_Aim of the exercise_
Could you repeat, exactly as they stand, the lines between the one with "Reproduce this diagram with TikZ." and the one with "(lsb) at (13,434)", inclusive, minus the pictures?
==================================================
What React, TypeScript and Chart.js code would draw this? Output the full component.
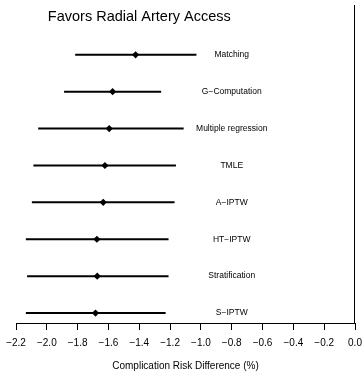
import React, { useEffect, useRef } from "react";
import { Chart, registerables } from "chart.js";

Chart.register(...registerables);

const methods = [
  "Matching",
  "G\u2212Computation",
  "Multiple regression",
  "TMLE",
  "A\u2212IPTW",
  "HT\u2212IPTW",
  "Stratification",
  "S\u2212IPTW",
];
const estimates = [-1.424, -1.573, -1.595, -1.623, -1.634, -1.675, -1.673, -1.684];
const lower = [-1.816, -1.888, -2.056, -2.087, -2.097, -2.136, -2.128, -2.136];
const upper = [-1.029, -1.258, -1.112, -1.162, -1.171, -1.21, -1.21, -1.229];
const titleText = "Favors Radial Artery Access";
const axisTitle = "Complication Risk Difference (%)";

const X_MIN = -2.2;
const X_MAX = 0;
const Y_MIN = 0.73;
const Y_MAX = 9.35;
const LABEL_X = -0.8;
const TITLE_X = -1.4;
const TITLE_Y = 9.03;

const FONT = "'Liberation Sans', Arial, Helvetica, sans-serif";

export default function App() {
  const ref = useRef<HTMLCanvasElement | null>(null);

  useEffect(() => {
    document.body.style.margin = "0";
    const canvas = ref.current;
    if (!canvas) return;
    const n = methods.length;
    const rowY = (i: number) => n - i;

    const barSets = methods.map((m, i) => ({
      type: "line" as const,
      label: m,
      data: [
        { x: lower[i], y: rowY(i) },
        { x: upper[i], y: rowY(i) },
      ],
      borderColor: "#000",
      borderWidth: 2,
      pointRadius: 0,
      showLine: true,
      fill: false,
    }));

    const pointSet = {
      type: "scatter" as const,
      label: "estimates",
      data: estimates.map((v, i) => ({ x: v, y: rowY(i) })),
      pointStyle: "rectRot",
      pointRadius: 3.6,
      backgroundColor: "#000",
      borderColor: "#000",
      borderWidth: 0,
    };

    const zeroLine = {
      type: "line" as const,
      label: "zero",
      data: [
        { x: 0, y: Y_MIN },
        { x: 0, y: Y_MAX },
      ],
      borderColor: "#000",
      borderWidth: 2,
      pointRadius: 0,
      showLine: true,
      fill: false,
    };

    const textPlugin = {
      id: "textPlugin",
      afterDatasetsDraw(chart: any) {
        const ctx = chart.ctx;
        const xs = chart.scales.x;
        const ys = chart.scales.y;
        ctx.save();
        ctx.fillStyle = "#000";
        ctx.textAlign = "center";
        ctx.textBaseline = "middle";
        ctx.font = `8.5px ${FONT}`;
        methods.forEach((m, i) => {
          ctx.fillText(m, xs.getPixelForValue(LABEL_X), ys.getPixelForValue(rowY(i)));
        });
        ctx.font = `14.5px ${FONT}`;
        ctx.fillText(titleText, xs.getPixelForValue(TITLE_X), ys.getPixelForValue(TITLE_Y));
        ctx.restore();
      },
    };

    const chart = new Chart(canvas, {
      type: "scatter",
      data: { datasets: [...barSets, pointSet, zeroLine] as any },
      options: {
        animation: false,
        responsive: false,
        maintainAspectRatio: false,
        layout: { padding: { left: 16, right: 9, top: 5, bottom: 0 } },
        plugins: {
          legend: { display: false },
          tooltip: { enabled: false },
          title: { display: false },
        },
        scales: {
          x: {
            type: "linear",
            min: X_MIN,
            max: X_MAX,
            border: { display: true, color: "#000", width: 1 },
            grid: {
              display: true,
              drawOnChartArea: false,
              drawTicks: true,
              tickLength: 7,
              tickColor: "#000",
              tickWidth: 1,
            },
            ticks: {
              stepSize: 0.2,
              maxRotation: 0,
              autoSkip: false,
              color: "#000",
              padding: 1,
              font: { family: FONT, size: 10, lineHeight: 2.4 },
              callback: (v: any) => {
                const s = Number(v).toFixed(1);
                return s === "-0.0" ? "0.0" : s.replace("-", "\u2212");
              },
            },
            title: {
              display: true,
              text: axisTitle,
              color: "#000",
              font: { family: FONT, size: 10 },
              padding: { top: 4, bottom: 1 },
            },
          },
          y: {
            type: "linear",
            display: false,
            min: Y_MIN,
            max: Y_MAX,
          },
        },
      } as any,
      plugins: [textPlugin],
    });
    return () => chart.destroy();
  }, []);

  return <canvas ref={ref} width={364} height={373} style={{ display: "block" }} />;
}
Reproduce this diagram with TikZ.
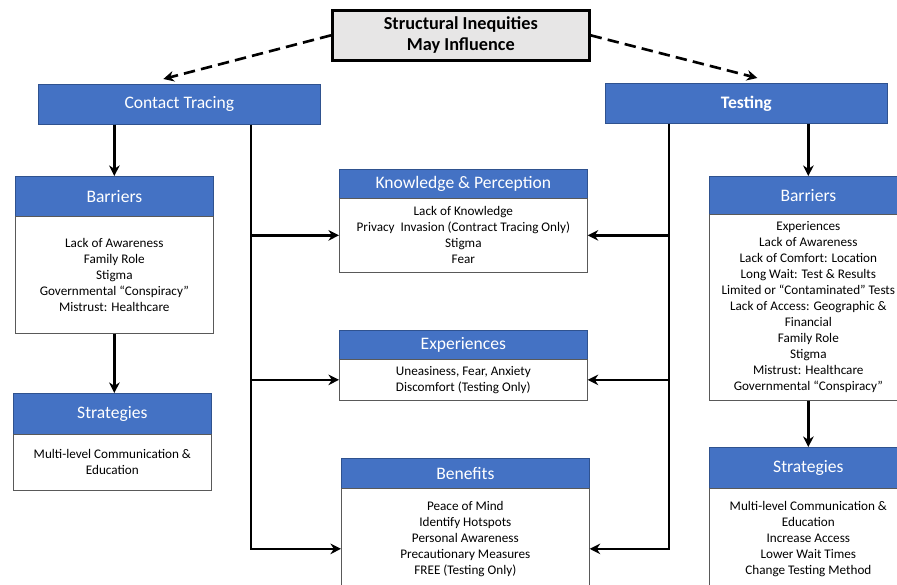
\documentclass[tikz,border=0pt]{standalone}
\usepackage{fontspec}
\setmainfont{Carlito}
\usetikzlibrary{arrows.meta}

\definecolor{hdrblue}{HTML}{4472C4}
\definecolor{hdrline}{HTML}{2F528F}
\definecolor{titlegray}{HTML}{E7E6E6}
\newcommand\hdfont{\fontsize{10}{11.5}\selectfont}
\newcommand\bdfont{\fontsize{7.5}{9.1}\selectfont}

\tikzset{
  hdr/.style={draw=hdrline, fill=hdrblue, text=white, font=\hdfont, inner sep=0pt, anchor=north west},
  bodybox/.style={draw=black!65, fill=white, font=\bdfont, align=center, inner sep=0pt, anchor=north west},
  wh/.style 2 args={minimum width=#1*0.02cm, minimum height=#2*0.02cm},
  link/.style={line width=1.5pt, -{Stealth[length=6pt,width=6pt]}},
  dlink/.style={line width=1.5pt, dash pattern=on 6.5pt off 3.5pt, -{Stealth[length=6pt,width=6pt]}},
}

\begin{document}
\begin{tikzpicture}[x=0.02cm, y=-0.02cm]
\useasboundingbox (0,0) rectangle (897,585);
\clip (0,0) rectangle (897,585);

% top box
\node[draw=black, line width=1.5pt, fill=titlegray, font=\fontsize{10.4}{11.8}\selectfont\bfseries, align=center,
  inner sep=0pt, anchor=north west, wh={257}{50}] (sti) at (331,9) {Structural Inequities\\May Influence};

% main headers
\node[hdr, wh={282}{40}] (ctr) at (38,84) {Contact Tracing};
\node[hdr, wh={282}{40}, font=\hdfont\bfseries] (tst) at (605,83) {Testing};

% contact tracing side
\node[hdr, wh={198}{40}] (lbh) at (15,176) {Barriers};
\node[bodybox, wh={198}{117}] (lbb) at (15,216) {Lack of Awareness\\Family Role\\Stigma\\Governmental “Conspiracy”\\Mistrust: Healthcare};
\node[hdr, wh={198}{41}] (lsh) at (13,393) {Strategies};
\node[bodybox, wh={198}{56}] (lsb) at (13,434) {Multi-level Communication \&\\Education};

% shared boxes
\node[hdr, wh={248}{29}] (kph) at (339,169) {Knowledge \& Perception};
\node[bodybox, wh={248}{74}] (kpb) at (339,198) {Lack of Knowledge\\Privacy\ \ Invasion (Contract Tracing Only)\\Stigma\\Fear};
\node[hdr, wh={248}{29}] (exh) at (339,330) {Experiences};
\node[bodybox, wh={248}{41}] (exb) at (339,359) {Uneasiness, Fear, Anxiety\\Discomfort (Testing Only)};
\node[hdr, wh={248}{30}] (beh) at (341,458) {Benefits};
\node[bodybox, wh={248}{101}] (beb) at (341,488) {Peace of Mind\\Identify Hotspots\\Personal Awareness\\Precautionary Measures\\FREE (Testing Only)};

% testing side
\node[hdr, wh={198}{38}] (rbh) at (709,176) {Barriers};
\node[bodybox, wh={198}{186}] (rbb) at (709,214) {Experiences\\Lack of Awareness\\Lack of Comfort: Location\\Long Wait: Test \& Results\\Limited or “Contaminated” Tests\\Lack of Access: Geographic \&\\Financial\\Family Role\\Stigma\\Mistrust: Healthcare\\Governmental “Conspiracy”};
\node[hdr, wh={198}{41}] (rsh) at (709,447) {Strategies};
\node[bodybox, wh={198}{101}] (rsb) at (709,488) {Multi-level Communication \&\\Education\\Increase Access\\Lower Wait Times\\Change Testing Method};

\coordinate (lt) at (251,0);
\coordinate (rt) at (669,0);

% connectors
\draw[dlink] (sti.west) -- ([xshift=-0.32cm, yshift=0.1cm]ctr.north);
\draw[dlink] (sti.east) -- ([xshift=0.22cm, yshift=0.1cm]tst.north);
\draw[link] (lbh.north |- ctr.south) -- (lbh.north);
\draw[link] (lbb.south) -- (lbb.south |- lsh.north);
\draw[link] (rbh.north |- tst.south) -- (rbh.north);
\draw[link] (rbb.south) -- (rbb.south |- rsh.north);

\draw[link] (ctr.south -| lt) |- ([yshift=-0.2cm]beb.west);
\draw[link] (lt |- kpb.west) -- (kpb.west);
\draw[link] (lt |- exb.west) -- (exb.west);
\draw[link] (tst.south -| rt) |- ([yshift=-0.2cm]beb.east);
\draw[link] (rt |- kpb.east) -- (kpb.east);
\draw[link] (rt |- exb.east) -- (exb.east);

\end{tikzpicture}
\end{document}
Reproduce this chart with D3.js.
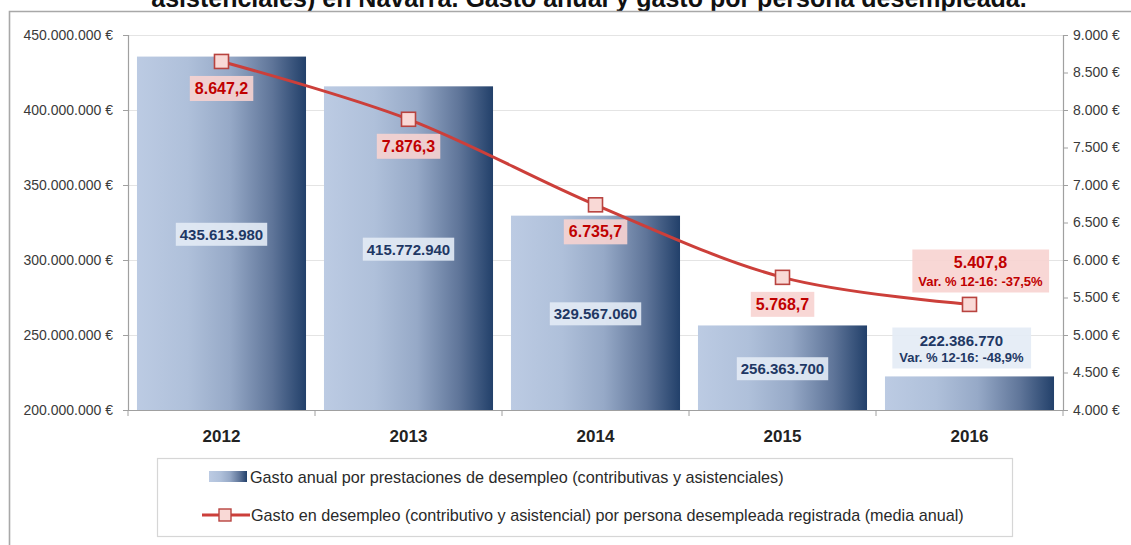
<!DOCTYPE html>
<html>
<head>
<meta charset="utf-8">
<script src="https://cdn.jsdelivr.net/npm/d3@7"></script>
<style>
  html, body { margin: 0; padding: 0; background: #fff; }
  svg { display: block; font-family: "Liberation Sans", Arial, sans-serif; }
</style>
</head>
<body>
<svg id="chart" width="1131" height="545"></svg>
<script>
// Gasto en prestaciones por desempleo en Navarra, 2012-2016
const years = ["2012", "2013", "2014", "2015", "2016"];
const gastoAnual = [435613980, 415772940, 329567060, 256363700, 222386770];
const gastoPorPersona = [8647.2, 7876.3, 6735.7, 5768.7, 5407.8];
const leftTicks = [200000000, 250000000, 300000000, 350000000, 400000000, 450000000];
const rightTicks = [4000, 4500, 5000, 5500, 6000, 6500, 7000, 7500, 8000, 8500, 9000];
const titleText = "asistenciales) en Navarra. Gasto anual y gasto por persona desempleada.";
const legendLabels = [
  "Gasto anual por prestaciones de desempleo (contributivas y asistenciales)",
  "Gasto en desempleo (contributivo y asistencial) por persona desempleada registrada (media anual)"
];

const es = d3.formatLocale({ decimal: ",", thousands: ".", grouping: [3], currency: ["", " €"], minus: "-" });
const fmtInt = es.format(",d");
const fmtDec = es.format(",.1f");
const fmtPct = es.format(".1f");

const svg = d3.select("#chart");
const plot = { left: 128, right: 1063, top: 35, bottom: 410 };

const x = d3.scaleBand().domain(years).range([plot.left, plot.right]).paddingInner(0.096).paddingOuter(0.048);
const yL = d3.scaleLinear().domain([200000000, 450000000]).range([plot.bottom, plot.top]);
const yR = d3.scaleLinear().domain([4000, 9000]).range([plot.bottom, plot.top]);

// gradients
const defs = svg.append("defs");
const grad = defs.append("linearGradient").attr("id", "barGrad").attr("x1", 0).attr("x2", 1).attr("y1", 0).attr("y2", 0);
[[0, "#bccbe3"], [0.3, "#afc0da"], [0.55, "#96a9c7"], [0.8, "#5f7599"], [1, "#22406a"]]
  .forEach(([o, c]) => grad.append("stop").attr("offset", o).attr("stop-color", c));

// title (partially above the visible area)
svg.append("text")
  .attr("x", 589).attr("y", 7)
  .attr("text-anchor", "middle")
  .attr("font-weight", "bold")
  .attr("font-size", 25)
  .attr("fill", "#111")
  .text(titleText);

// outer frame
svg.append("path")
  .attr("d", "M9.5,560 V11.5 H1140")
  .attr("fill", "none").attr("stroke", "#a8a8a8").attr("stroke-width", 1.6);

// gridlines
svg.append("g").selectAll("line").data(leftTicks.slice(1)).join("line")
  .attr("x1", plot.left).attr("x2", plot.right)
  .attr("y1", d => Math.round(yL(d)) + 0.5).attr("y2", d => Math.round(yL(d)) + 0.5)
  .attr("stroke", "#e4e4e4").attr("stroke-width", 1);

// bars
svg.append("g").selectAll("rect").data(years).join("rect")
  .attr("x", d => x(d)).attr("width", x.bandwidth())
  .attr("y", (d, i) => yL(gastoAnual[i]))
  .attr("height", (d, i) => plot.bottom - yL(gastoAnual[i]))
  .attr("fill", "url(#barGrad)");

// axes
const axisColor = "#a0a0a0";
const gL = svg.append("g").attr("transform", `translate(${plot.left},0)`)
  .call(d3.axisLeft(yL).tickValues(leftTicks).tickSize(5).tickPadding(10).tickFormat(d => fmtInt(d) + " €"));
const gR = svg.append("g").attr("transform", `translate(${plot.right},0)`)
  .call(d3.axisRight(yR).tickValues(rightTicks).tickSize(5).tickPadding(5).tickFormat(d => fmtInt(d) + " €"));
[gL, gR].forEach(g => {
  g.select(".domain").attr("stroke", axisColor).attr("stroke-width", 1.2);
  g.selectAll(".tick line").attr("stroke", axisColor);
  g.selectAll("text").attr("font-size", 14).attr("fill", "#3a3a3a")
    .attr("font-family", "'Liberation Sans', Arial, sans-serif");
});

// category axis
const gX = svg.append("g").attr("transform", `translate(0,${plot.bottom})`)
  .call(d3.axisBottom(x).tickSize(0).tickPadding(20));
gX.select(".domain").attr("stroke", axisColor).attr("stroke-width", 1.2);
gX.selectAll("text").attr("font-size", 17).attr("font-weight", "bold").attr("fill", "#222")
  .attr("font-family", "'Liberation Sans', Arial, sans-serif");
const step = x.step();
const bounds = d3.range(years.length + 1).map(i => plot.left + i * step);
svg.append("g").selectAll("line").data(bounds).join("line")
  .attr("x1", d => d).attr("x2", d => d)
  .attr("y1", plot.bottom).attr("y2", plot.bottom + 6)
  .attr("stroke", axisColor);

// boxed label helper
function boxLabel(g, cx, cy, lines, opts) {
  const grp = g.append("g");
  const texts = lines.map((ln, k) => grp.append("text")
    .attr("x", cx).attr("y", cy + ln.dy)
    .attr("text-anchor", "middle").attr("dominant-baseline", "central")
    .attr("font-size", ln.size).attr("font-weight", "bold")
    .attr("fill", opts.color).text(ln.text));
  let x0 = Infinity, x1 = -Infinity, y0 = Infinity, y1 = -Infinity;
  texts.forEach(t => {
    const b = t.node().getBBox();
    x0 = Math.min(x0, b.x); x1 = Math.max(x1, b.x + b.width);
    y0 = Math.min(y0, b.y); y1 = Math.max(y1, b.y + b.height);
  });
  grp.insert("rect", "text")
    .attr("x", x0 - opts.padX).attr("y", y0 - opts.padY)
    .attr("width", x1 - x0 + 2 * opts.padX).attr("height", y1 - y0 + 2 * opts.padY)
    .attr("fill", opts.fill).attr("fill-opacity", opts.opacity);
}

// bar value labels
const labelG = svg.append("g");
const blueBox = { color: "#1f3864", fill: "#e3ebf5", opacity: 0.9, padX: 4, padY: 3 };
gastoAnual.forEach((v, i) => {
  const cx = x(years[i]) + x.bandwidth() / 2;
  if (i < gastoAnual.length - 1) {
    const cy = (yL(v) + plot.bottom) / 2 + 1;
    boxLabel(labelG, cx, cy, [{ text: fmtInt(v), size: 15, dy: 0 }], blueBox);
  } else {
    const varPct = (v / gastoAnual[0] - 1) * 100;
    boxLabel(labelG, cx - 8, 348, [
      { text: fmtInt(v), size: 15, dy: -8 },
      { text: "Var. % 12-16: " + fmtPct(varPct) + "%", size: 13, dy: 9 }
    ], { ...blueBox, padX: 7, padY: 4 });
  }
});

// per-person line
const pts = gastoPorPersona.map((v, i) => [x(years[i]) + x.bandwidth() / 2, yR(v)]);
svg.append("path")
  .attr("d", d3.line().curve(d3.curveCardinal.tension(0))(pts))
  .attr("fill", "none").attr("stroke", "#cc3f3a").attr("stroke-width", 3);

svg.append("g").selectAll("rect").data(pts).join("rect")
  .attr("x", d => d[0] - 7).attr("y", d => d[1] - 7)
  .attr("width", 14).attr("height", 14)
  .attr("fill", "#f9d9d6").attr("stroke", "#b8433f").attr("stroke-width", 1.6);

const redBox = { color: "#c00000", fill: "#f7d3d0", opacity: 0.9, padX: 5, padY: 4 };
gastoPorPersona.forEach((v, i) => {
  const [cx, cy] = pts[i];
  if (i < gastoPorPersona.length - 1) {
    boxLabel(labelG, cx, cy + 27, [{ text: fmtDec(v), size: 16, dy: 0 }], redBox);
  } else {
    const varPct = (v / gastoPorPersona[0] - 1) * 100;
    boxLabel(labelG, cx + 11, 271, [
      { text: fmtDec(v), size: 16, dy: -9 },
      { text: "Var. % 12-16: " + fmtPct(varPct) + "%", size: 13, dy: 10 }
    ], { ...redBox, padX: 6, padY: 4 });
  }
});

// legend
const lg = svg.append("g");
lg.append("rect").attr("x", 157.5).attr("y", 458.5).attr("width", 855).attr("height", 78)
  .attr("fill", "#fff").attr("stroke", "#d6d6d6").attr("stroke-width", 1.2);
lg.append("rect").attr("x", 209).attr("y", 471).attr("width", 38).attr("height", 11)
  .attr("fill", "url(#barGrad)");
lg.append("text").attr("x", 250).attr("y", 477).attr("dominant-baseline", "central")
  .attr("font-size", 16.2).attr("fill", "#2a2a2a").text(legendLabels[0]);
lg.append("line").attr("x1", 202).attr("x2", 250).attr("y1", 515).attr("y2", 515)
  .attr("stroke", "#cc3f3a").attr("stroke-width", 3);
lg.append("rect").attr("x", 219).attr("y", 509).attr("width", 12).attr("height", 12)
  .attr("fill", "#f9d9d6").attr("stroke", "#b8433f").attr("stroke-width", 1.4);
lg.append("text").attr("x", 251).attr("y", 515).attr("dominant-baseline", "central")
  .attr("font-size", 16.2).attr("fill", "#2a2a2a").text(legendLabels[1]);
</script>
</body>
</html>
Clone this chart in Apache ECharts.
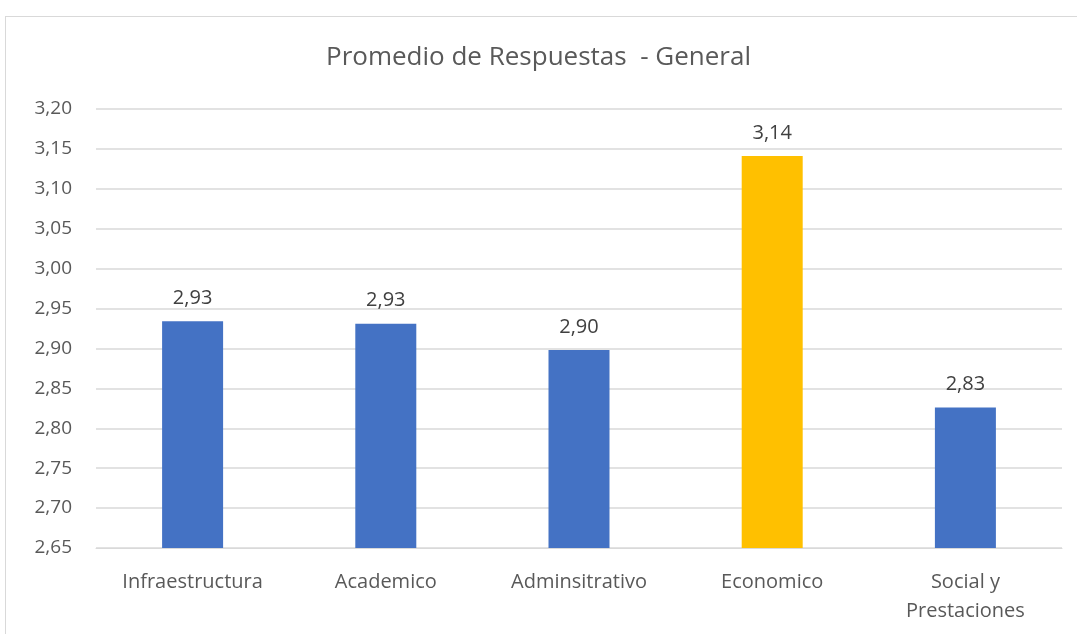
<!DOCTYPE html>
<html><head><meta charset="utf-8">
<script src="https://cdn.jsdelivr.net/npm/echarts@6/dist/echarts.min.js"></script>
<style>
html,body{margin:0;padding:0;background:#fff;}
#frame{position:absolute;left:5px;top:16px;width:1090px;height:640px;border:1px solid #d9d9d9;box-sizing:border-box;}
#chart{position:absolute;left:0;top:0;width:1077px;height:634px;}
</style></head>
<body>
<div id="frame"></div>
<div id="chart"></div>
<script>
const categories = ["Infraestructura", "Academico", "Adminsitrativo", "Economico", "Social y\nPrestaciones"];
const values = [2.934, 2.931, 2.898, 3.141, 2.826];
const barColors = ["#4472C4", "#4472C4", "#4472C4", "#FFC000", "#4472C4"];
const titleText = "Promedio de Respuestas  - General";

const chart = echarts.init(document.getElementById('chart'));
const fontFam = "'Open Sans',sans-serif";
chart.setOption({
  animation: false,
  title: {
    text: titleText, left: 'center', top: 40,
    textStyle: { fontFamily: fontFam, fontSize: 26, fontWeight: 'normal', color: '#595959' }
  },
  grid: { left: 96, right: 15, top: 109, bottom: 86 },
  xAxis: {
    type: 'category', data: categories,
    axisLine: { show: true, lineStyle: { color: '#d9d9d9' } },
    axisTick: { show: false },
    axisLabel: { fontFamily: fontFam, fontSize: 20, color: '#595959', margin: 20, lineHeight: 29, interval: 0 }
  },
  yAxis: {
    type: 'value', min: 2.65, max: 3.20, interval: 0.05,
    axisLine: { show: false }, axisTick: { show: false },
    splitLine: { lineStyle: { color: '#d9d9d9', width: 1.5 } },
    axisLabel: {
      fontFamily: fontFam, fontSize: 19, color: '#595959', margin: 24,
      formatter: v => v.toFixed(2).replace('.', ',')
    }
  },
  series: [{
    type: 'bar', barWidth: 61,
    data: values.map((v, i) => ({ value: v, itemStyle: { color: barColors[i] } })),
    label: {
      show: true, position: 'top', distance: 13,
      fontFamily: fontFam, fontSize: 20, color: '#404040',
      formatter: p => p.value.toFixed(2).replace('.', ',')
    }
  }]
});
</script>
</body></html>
==================================================
_In response_
Reproduce this diagram with TikZ.
\documentclass[tikz,border=0pt]{standalone}
\usepackage{fontspec}
\setmainfont{Carlito}
\usetikzlibrary{arrows.meta}

\definecolor{hdrblue}{HTML}{4472C4}
\definecolor{hdrline}{HTML}{2F528F}
\definecolor{titlegray}{HTML}{E7E6E6}
\newcommand\hdfont{\fontsize{10}{11.5}\selectfont}
\newcommand\bdfont{\fontsize{7.5}{9.1}\selectfont}

\tikzset{
  hdr/.style={draw=hdrline, fill=hdrblue, text=white, font=\hdfont, inner sep=0pt, anchor=north west},
  bodybox/.style={draw=black!65, fill=white, font=\bdfont, align=center, inner sep=0pt, anchor=north west},
  wh/.style 2 args={minimum width=#1*0.02cm, minimum height=#2*0.02cm},
  link/.style={line width=1.5pt, -{Stealth[length=6pt,width=6pt]}},
  dlink/.style={line width=1.5pt, dash pattern=on 6.5pt off 3.5pt, -{Stealth[length=6pt,width=6pt]}},
}

\begin{document}
\begin{tikzpicture}[x=0.02cm, y=-0.02cm]
\useasboundingbox (0,0) rectangle (897,585);
\clip (0,0) rectangle (897,585);

% top box
\node[draw=black, line width=1.5pt, fill=titlegray, font=\fontsize{10.4}{11.8}\selectfont\bfseries, align=center,
  inner sep=0pt, anchor=north west, wh={257}{50}] (sti) at (331,9) {Structural Inequities\\May Influence};

% main headers
\node[hdr, wh={282}{40}] (ctr) at (38,84) {Contact Tracing};
\node[hdr, wh={282}{40}, font=\hdfont\bfseries] (tst) at (605,83) {Testing};

% contact tracing side
\node[hdr, wh={198}{40}] (lbh) at (15,176) {Barriers};
\node[bodybox, wh={198}{117}] (lbb) at (15,216) {Lack of Awareness\\Family Role\\Stigma\\Governmental “Conspiracy”\\Mistrust: Healthcare};
\node[hdr, wh={198}{41}] (lsh) at (13,393) {Strategies};
\node[bodybox, wh={198}{56}] (lsb) at (13,434) {Multi-level Communication \&\\Education};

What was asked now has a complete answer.